Woermann and Cillier's view of ethics relies on a self-critical rationality that accepts the tension between the unavoidable limits of our knowledge of any complex system or situation and the necessity of acting anyway. They explain the implications of this tension this way:
[I]f we remain open to other ways of modelling and other ways of being, we are more likely to practice a self-critical rationality, to respect diversity, to be willing to revise our models, and to guard against the naturalisation of these models. The provisional imperative, therefore, provides us with a strategy for remaining open to complexity at the same time that we reduce complexity through our decisions and actions. (452)They posit four operations, or mechanisms, that support and make possible a self-critical rationality, and I've written about the first two: provisionality and transgressivity. In this post, I will tackle irony and humor as an approach to behavior in complex spaces such as MOOCs.

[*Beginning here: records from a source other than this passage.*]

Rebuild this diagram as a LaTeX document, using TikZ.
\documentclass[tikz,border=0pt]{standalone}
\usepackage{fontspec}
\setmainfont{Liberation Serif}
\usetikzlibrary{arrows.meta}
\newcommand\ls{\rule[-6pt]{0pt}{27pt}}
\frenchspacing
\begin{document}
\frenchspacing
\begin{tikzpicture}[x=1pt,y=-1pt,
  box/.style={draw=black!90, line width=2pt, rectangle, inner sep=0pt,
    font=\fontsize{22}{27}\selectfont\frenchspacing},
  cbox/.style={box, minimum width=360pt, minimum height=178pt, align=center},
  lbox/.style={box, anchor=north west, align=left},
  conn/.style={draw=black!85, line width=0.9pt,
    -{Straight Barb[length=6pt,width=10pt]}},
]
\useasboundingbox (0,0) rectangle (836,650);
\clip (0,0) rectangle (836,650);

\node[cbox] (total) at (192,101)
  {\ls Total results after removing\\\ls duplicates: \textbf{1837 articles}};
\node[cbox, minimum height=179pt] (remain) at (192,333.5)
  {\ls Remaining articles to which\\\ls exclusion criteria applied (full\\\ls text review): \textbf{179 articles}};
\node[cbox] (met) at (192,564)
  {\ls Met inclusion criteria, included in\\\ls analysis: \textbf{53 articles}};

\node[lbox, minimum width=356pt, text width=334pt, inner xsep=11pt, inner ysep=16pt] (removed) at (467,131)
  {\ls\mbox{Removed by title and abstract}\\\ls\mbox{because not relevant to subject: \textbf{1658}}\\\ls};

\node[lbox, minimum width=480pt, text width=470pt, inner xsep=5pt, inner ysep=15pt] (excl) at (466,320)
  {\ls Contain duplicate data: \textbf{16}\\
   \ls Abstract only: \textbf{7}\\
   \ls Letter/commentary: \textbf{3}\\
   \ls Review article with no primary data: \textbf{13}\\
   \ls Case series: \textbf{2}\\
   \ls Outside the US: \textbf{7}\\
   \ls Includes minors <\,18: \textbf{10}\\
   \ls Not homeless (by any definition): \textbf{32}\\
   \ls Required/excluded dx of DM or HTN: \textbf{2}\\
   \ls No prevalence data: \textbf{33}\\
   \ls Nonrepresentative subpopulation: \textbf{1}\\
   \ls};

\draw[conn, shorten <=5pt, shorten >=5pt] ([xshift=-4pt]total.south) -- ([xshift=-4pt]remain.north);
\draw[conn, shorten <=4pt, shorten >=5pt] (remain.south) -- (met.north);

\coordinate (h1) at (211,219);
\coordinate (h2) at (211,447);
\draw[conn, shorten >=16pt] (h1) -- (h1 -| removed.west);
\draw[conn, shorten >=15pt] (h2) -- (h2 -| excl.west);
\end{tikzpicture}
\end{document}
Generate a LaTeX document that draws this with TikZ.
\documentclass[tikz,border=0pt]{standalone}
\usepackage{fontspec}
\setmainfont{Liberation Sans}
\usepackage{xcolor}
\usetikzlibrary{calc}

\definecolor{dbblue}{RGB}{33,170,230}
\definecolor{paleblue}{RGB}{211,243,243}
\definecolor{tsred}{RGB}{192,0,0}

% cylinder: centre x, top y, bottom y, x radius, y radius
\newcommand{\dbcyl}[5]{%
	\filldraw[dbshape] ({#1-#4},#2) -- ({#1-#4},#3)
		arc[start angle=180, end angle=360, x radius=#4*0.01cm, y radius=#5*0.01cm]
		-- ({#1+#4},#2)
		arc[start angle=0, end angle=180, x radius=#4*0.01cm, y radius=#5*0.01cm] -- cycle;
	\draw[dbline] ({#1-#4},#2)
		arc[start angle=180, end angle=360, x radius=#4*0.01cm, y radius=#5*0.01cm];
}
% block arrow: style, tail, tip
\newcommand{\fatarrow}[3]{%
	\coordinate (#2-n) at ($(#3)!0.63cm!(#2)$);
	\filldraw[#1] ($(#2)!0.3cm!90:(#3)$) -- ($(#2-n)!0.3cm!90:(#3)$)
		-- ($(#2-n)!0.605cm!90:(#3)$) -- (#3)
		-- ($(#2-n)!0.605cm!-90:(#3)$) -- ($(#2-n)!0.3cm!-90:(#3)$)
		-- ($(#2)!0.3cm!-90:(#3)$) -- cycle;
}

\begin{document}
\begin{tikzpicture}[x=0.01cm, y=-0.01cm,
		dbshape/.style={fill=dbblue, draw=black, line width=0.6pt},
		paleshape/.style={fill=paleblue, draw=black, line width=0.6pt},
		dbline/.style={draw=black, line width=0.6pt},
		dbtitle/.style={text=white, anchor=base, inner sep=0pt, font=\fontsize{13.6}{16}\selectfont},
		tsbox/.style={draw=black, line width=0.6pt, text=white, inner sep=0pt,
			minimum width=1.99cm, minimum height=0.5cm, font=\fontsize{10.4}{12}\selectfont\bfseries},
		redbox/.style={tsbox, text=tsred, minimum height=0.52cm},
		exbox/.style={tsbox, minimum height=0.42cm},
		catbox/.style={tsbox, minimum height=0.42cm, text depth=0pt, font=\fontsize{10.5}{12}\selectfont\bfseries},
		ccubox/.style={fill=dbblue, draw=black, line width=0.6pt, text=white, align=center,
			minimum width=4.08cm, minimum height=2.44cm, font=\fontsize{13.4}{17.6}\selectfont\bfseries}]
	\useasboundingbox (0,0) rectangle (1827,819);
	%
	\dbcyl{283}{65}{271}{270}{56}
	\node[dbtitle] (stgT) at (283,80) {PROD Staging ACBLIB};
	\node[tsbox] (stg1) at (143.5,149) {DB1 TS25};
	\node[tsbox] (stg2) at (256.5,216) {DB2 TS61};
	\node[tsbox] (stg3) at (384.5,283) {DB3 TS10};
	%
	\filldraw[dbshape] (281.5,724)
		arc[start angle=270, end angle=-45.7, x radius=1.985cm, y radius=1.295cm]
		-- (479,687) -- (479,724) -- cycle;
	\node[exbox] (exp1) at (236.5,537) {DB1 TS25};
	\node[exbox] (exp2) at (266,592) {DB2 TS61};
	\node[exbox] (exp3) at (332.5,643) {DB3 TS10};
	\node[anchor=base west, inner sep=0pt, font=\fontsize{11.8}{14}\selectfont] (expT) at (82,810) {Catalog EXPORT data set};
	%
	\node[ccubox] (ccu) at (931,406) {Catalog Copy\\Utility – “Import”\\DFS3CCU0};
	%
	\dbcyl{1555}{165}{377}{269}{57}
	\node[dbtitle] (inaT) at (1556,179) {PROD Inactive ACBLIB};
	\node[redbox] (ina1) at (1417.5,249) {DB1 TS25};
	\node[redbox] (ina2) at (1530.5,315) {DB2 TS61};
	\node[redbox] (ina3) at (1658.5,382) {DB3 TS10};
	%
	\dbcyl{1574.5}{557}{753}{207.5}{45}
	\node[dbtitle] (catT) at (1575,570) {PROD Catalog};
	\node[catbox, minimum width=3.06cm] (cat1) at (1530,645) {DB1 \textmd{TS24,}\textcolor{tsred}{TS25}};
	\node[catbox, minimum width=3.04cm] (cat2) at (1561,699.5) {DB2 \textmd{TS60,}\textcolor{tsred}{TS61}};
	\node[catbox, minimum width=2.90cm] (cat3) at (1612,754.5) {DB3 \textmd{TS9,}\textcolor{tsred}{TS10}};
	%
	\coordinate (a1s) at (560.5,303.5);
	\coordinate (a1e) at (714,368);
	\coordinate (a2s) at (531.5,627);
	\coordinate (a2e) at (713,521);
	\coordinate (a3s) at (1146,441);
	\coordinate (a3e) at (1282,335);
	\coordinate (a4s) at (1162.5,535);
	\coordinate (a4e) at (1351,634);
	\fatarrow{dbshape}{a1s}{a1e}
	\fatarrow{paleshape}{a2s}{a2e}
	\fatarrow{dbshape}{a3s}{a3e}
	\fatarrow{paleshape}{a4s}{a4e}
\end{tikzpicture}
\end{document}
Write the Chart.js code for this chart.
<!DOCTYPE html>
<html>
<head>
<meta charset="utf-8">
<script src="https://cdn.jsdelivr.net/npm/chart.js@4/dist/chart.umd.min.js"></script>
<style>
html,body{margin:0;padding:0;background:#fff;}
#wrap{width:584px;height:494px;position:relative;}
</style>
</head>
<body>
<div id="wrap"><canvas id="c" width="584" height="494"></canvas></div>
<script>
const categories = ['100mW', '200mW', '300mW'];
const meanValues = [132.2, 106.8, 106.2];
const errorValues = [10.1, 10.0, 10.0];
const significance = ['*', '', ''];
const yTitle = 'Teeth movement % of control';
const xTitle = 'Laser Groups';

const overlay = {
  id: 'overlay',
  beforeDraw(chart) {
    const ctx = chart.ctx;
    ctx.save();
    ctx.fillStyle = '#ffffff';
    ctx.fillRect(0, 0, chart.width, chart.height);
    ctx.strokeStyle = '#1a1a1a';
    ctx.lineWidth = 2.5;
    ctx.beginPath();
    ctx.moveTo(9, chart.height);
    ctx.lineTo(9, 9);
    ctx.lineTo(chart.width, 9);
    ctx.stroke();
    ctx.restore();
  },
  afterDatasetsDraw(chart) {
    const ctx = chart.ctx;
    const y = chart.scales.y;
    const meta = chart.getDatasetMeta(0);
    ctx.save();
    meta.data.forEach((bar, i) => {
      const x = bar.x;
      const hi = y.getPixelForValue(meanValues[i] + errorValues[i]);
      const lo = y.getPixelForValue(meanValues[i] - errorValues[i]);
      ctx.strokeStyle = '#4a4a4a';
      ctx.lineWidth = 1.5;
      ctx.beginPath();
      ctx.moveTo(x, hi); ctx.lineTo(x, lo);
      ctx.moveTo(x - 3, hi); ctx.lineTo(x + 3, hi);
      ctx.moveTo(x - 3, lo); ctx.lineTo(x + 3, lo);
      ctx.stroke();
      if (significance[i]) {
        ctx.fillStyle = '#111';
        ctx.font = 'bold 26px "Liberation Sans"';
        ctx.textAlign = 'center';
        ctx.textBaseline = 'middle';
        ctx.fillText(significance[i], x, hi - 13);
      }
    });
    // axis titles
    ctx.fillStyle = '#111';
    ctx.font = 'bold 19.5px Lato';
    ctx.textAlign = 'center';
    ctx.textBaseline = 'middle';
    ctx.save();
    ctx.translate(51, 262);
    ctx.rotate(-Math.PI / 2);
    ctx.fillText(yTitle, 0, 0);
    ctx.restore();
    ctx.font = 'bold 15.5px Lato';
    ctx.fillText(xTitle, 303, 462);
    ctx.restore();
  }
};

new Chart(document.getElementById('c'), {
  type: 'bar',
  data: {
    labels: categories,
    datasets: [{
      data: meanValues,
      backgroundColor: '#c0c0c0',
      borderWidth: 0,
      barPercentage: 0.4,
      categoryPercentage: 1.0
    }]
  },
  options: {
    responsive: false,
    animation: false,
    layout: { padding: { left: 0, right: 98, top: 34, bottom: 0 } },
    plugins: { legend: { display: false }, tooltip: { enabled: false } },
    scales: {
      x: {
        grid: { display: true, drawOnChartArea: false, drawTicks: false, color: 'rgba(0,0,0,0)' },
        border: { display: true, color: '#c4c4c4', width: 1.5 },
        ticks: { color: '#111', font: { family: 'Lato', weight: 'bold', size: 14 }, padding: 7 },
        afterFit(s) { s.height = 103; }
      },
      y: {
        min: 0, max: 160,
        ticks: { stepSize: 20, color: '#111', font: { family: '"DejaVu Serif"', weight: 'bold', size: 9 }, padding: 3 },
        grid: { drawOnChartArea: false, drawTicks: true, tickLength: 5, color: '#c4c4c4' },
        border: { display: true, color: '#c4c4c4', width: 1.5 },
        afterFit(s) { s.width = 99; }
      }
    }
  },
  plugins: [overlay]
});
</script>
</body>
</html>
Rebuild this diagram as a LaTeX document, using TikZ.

Imagine yourself in a dense fog at night on a poorly lighted street corner in a big city. You cannot shake the sense that something big is about to happen, but you don't know what it is. You hear sounds from every direction—some appealing, some not, most just ambivalent street noises. You can see vague lights of every color somewhere beyond your cone of light, though your own little light obscures most of them. Things move in the distance. You must decide to stay put or move. Decide now.
The point for Woermann and Cilliers, I think, is that we are all in a fog on a poorly-lighted street corner. In most situations, what we confidently know is dwarfed by what we do not know, certainly in complex situations such as MOOCs present, and we can either be scared shitless, or we can see the ironic humor in our condition and make our choices with the full understanding that we do not completely know what we are doing. Woermann and Cilliers argue for ironic humor, an alert ironic humor.
They seem mostly to use irony as "a demonstration of incongruence between what is expected and what is" (455). This incongruence is the slippage between what we know and what we don't know and in the interactions between our knowledge and ignorance. We often seem to think that—or at least to act as if—what lies beyond our little street corner of knowledge does not affect us. This is not so. Complexity demonstrates that very little in reality is closed to outside influences, whether known or unknown. We try to build black boxes that do not interact with the outside, that are perfectly hermetic, but we always fail. All boxes leak, and the unknown always feeds into the known, perturbing our knowledge in mysterious ways until what starts as little slippages becomes a landslide, and we have to transgress our boundaries, expand our knowledge, to account for the perturbations.
Irony helps us to cope with the uncertain results of our choices, and this uncertainty extends far beyond our lack of complete knowledge of any situation when making our choices. The uncertainty really begins after we've made our choices. In her 2010 doctoral dissertation, A Complex Ethics: Critical Complexity, Deconstruction, and Implications for Business Ethics, Woermann references what Edgar Morin calls "the principle of ecology of action". Woermann says, "as soon as an action is taken, it begins to escape from the intentions and will of its creator, and is taken up in a network of interactions and multiple feedbacks, which deprives it of finality" (212). In other words, all our actions reverberate, proliferate, amplify, and wander. They blow back. Once we release our actions into an ecosystem, they unpack in ways that we cannot completely predict or control.
Anyone who communicates publicly is familiar with this capricious behavior of our pronouncements, for instance. My father, a Christian minister, often shook his head in amazement when members of his congregation congratulated or criticized him on some point in his message that he was certain he never made. If you speak in a MOOC, someone will misunderstand you. If you don't speak, someone will misunderstand you. How can you not see the irony in this situation?
Or the humor? Humor is a step beyond irony, a step that I am too willing to take, but it is a tricky position to take in a MOOC, or most any other open system. Humor is too easily misunderstood and too quick to give offense. Much of humor exploits the incongruence between what is expected and what is, and it works when that incongruence is sudden and somewhat surprising. In other words, humor depends on playing with people's beliefs and boundaries and pushing them beyond those boundaries. Almost everyone has beliefs and boundaries that they are not willing to challenge except under the most carefully managed circumstances, if at all. You can't make jokes about those boundaries without starting a fight.
Humor works best, perhaps, as a stance toward the pronouncements and behaviors of others. Keeping a sense of humor means recognizing that the other says things and acts from as confused a position as you do and with no more control over the consequences of their acts and pronouncements than you have. Practice the most humor with those who are the most confident that they are absolutely correct. They need all the humor you can bring.
Irony and humor, then, weave into our behavior and thought processes an appreciation for the impossibility of our situation: we don't know enough to make decisions with absolute confidence, and even if we did, we cannot determine the results of those decisions once they enter a complex space. Still, we must make decisions. We must act. Like all of life, our actions are probabilistic in nature, and while we can work hard to increase our chances, we will all have some fortunate successes and ample failures. Just keep a sense of humor about it, both for yourself and for others.